Deskewing seems to make text blurry? Why? How can I preserve text/image quality/sharpness?

  • February 14, 2023
  • 3 replies
  • 1621 views

Using Adobe Acrobat Pro

Continuous Release (version 2022.003.20258)

 

How can I get aligned pages WITHOUT text quality worsening?

 

I know how to get Adobe Acrobat to align the pages: “Scan & OCR” > Enhance > Filters > Deskew (On).

 

But it seems that when a page is aligned (“deskewed”), the text becomes slightly blurry. This happens even if I have chosen to have no image compression.

 

Why does this happen? I consider this a bug.
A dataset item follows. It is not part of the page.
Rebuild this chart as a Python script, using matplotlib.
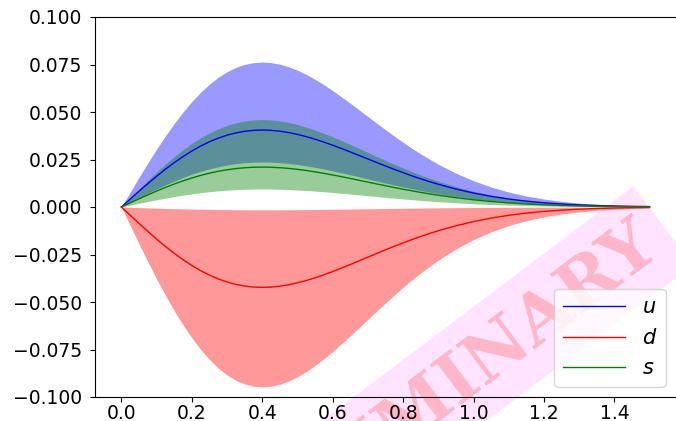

How can I have the same image/text quality when a page is deskewed?

This topic has been closed for replies.

3 replies

Participant
August 22, 2023

I experience the same thing (using version 2022.003.20310). Source images are uncompressed tif-files. I tried to switch any setting I could find to lossless compression, yet after using the deskew funtion I see clear evidence of jpeg compression. Did anyone find a solution to this issue?

Participant
August 2, 2023

I experience the same thing. The default Enhance File settings blur text on my scans that are 600 dpi so the blur is noticeable. I turned off deskew and its not blurry now. Guess its a bug.

Karl Heinz  Kremer
Community Expert
Community Expert
August 3, 2023
Karl Heinz  Kremer
Community Expert
Community Expert
February 14, 2023

What is your image resolution? You can find out by using either the preflight tools to get an inventory of your images, or by using the "Object Inspector" in the "Output Preview" tool. I have never noticed that scans would get blurry when using deskew, so either my eyes are not get great, or it has something to do with the source image, and the most likely culprit would be the image resolution. One other explanation could be that the scaned image was saved with JPEG compression (which is a lossy format), and in order to deskew (or do any other image cleanup), the image would need to be uncompressed and re-compressed. This would introduce more compression artifacts, which could be interpreted as blurryness.